Mengapa? Barangkali karena harapan adalah hal yang alami pada manusia. Kita menjadi manusia baru setiap pagi, sebab entah dengan cara apa, pada suatu saat setelah lewat tengah malam kita muncul melesat dari kegelapan impian dan memulai dari awal lagi. Saya teringat kepada seorang laki-laki yang begitu terpukul oleh kesedihannya – istrinya lari dengan laki-laki lain, seorang anaknya masuk sekolah anak nakal, dia sendiri menderita sakit yang melumpuhkan, dan akhirnya rumahnya hampir habis dilalap api – sehingga dia mencoba bunuh diri. Walaupun demikian, keesokan paginya sesudah percobaan bunuh diri, dia bangun tidur dan mengatakan kepada seorang teman yang ketika itu kebetulan sedang duduk bersamanya, “Alangkah indah hari ini! Ketahuilah, kurasa aku masih bisa membangun rumah lagi.” Kehidupan itu sendiri sudah mengalir lebih cepat di dalam dirinya.
Kita berharap lagi sama alaminya dengan tumbuhnya tunas dari biji dan terbitnya matahari, dan barangkali untuk alasan yang sama. Tanda tangan harapan rupanya digoreskan di bumi, langit dan laut serta pada segala-galanya yang hidup. Sel hidup memecah; bunga pohon-pohon menumbuhkan daun; satwa melahirkan anak dan melindungi anaknya – semua berada di dalam semacam harapan kosmis, harapan yang sama, panggilan yang sama menuju masa depan, yang memimpikan cahaya terang matahari dan bentangan langit bertaburran bintang.
Tetapi, walaupun harapan begitu alami dan vital, kita masih bisa kehilangan harapan. Bagi kebanyakan di antara kita, harapan bisa kelelahan sebagaimana hidup kita juga bisa kelelahan. Dapatkah kita diberi tahu bagaimana caranya berharap, atau dibantu untuk mendapatkannya lagi?
Tentu saja kita bisa.

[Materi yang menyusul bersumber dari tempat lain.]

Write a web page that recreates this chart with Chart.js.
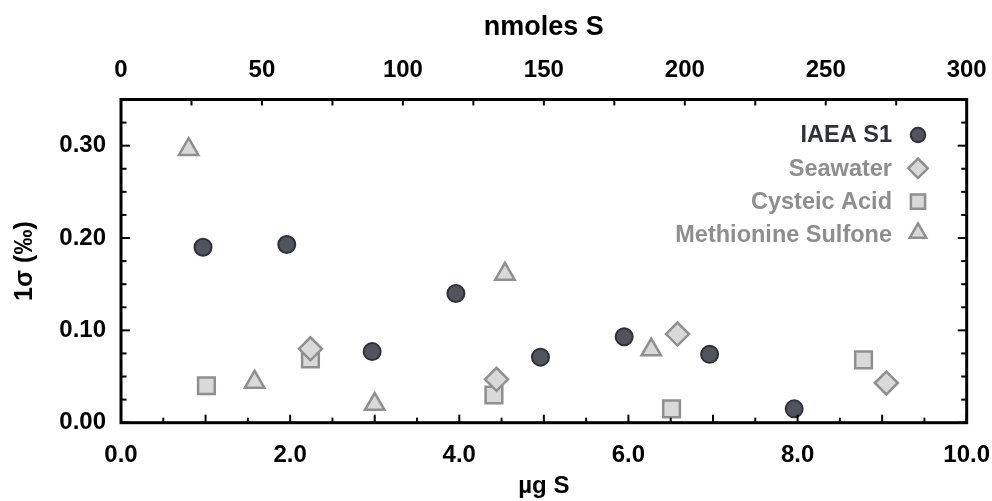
<!DOCTYPE html>
<html>
<head>
<meta charset="utf-8">
<script src="https://cdn.jsdelivr.net/npm/chart.js@4.4.1/dist/chart.umd.min.js"></script>
<style>
  body { margin: 0; background: #fff; }
</style>
</head>
<body>
<canvas id="sulfurChart" width="992" height="501"></canvas>
<script>
// ===== data =====
const iaeaX = [0.97, 1.96, 2.97, 3.96, 4.96, 5.95, 6.96, 7.96];
const iaeaY = [0.190, 0.193, 0.077, 0.140, 0.071, 0.093, 0.074, 0.015];

const seawaterX = [2.24, 4.44, 6.58, 9.05];
const seawaterY = [0.080, 0.047, 0.096, 0.043];

const cysteicX = [1.01, 2.24, 4.41, 6.51, 8.78];
const cysteicY = [0.040, 0.069, 0.030, 0.015, 0.068];

const methX = [0.80, 1.58, 3.00, 4.54, 6.27];
const methY = [0.296, 0.044, 0.020, 0.161, 0.079];

const seriesLabels = ['IAEA S1', 'Seawater', 'Cysteic Acid', 'Methionine Sulfone'];
const legendColors = ['#2f323a', '#8e8e8e', '#8e8e8e', '#8e8e8e'];

// axis ranges
const ugRange = [0, 10];
const nmolRange = [0, 300];
const sigmaRange = [0, 0.35];

const FONT = '"Liberation Sans", Arial, Helvetica, sans-serif';

function toPoints(xs, ys) {
    return xs.map((x, i) => ({ x: x, y: ys[i] }));
}

const darkFill = '#50545d';
const darkEdge = '#2e3139';
const greyFill = '#d9d9d9';
const greyEdge = '#8f8f8f';

// ===== ticks + frame =====
const frameTicks = {
    id: 'frameTicks',
    afterDraw(chart) {
        const { ctx, chartArea: a, scales } = chart;
        ctx.save();
        ctx.strokeStyle = '#000';
        ctx.lineWidth = 2;

        function line(x1, y1, x2, y2) {
            ctx.beginPath();
            ctx.moveTo(x1, y1);
            ctx.lineTo(x2, y2);
            ctx.stroke();
        }

        // bottom: every 0.5, longer at whole numbers
        for (let i = 0; i <= 20; i++) {
            const px = scales.x.getPixelForValue(i * 0.5);
            line(px, a.bottom, px, a.bottom - (i % 2 === 0 ? 8 : 5));
        }
        // top: every 25 nmol
        for (let i = 0; i <= 12; i++) {
            const px = scales.x2.getPixelForValue(i * 25);
            line(px, a.top, px, a.top + 6);
        }
        // left + right: every 0.025, longer at 0.1
        for (let i = 0; i <= 14; i++) {
            const py = scales.y.getPixelForValue(i * 0.025);
            const len = i % 4 === 0 ? 9 : 5.5;
            line(a.left, py, a.left + len, py);
            line(a.right, py, a.right - len, py);
        }

        ctx.lineWidth = 3;
        ctx.strokeRect(a.left, a.top, a.right - a.left, a.bottom - a.top);
        ctx.restore();
    }
};

// ===== legend (text right-aligned, marker on the right) =====
const sideLegend = {
    id: 'sideLegend',
    afterDraw(chart) {
        const ctx = chart.ctx;
        const textRight = 892;
        const markX = 918;
        ctx.save();
        ctx.font = 'bold 23.5px ' + FONT;
        ctx.textAlign = 'right';
        ctx.textBaseline = 'middle';
        chart.data.datasets.forEach((ds, i) => {
            const y = 135 + i * 33.3;
            ctx.fillStyle = legendColors[i];
            ctx.fillText(ds.label, textRight, y + 1);

            ctx.fillStyle = ds.backgroundColor;
            ctx.strokeStyle = ds.borderColor;
            ctx.lineWidth = ds.borderWidth;
            const my = ds.pointStyle === 'triangle' ? y - 2 : y;
            Chart.helpers.drawPoint(ctx, {
                pointStyle: ds.pointStyle,
                radius: ds.pointRadius * 0.85,
                borderWidth: ds.borderWidth,
                rotation: 0
            }, markX, my);
        });
        ctx.restore();
    }
};

const tickFont = { family: FONT, size: 24, weight: 'bold' };

new Chart(document.getElementById('sulfurChart'), {
    type: 'scatter',
    data: {
        datasets: [
            {
                label: seriesLabels[0],
                data: toPoints(iaeaX, iaeaY),
                pointStyle: 'circle',
                pointRadius: 8.5,
                backgroundColor: darkFill,
                borderColor: darkEdge,
                borderWidth: 2
            },
            {
                label: seriesLabels[1],
                data: toPoints(seawaterX, seawaterY),
                pointStyle: 'rectRot',
                pointRadius: 11.5,
                backgroundColor: greyFill,
                borderColor: greyEdge,
                borderWidth: 2.5
            },
            {
                label: seriesLabels[2],
                data: toPoints(cysteicX, cysteicY),
                pointStyle: 'rect',
                pointRadius: 11.8,
                backgroundColor: greyFill,
                borderColor: greyEdge,
                borderWidth: 2.5
            },
            {
                label: seriesLabels[3],
                data: toPoints(methX, methY),
                pointStyle: 'triangle',
                pointRadius: 11.2,
                backgroundColor: greyFill,
                borderColor: greyEdge,
                borderWidth: 2.5
            }
        ]
    },
    options: {
        responsive: false,
        animation: false,
        clip: false,
        layout: { padding: { top: 0, right: 25.3, bottom: 0, left: 0 } },
        plugins: {
            legend: { display: false },
            tooltip: { enabled: false }
        },
        scales: {
            x: {
                type: 'linear',
                position: 'bottom',
                min: ugRange[0],
                max: ugRange[1],
                grid: { display: false, drawTicks: false },
                border: { display: false },
                ticks: {
                    stepSize: 2,
                    padding: 18.5,
                    color: '#000',
                    font: tickFont,
                    maxRotation: 0,
                    callback: v => v.toFixed(1)
                },
                title: {
                    display: true,
                    text: 'µg S',
                    color: '#000',
                    font: { family: FONT, size: 24, weight: 'bold' },
                    padding: { top: 0, bottom: 0 }
                },
                afterFit(scale) {
                    scale.height = 78.3;
                    scale.paddingLeft = 0;
                    scale.paddingRight = 0;
                }
            },
            x2: {
                type: 'linear',
                position: 'top',
                display: true,
                min: nmolRange[0],
                max: nmolRange[1],
                grid: { display: false, drawTicks: false },
                border: { display: false },
                ticks: {
                    stepSize: 50,
                    padding: 15,
                    color: '#000',
                    font: tickFont,
                    maxRotation: 0,
                    callback: v => String(v)
                },
                title: {
                    display: true,
                    text: 'nmoles S',
                    color: '#000',
                    font: { family: FONT, size: 27, weight: 'bold' },
                    padding: { top: 11, bottom: 0 }
                },
                afterFit(scale) {
                    scale.height = 99.5;
                    scale.paddingLeft = 0;
                    scale.paddingRight = 0;
                }
            },
            y: {
                type: 'linear',
                position: 'left',
                min: sigmaRange[0],
                max: sigmaRange[1],
                grid: { display: false, drawTicks: false },
                border: { display: false },
                ticks: {
                    stepSize: 0.1,
                    includeBounds: false,
                    padding: 15,
                    color: '#000',
                    font: tickFont,
                    callback: v => v.toFixed(2)
                },
                title: {
                    display: true,
                    text: '1σ (‰)',
                    color: '#000',
                    font: { family: FONT, size: 25, weight: 'bold' },
                    padding: { top: 10, bottom: 0 }
                },
                afterFit(scale) {
                    scale.width = 121;
                    scale.paddingTop = 0;
                    scale.paddingBottom = 0;
                }
            }
        }
    },
    plugins: [frameTicks, sideLegend]
});
</script>
</body>
</html>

Tepatnya karena harapan adalah arus kehidupan yang kita alami, maka secara alami pula harapan terbebas dari kungkungannya dengan menyingkirkan hambatan abnormal yang menahannya. Di bawah ini ada beberapa saran.
Berharaplah untuk saat ini. Ada saat-saat ketika sulit sekali menaruh kepercayaa pada mesa depan, ketika kita untuk sementara tidak cukup berani. Ketika ini terjadi.